I’ve always loved the egalitarian idea of kazoos – if you can hum a tune, you can play it. But I’ve always been slightly disappointed by the reality of the instrument; it often just produces a harsh, raspy tone. I’ve always been on the lookout for a ‘better’ kazoo.
The idea came when I saw someone in a band playing what appeared to be a kazoo in a tin can. Amid the noise of the band it was hard to tell what it sounded like, but I assumed it would be different from a normal kazoo, perhaps like an old gramophone record? I went straight to my kitchen, ate a tin of beans, and grabbed a kazoo.
After drilling and scraping a hole in the bottom of a tin can (not something I’d advise trying without proper tools), I wedged the kazoo inside and began playing. It worked, producing a distinctly unusual kazoo tone. So far, so good.

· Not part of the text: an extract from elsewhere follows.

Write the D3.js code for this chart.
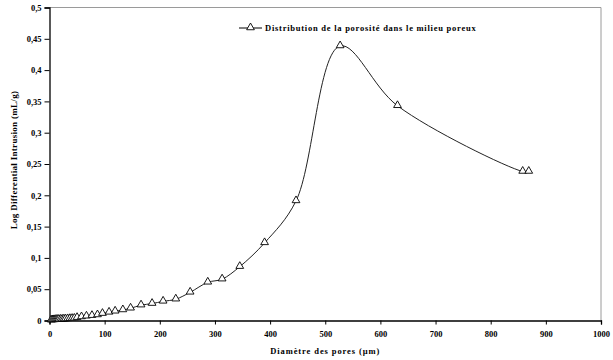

But the lightbulb moment came when I blocked the open end of the can with my hand and opened and closed it while I played. It sounded amazing – like a weirdly distorted trumpet played with a wah-wah mute. And the best thing was that you could add feeling to the sound of kazoo with this method.

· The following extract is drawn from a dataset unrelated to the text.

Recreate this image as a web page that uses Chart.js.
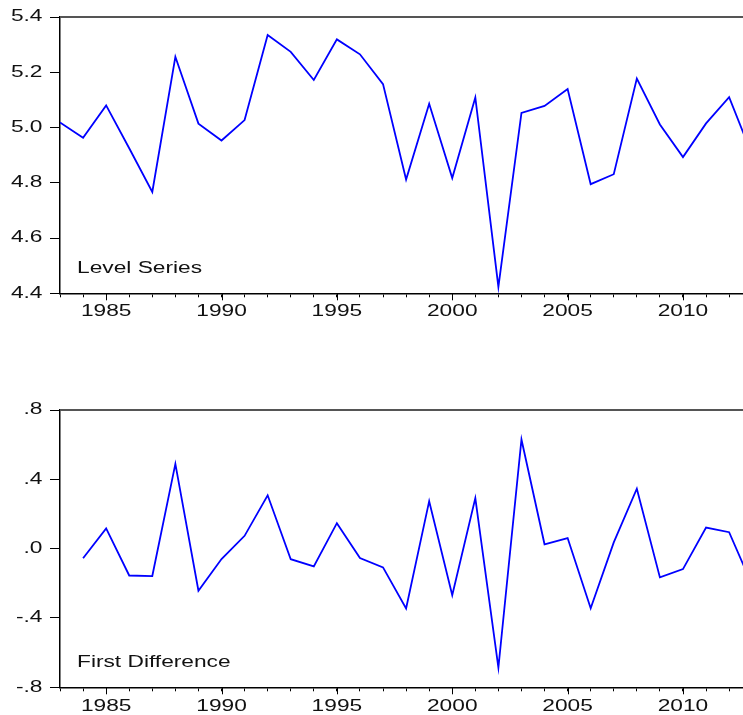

I used my kazoo-in-a-can in my music production, and occasionally at parties (where it would always go down a storm), but more recently I’ve been performing solo at festivals where I play the opening to ‘Minnie the Moocher’ on it. After every show, surprising numbers of people ask me how to make their own. I always happily explain how they can do it, but most are put off by the prospect of using drills, files, and working with sharp edges. So I began wondering how I could build a more elegant version of my kazoo-in-a-can, but never had time to work out how.
But I needn’t have worried. At the Shrewsbury Ukulele Festival, I was to meet my Kanzoo partner in crime, the brilliant engineer and designer, Alan Ryder. He took one look at my ham-fisted effort and, when he got back to his Lancashire workshop, began creating a variety of prototype kazoos that could be safely installed in tin cans. We have become something like the Wallace and Gromit of the kazoo world.
Over many months we worked on different designs together (and ate too many tins of beans and soup to mention) and finally came up with an instrument we were ready to share with the world – meet the Kanzoo!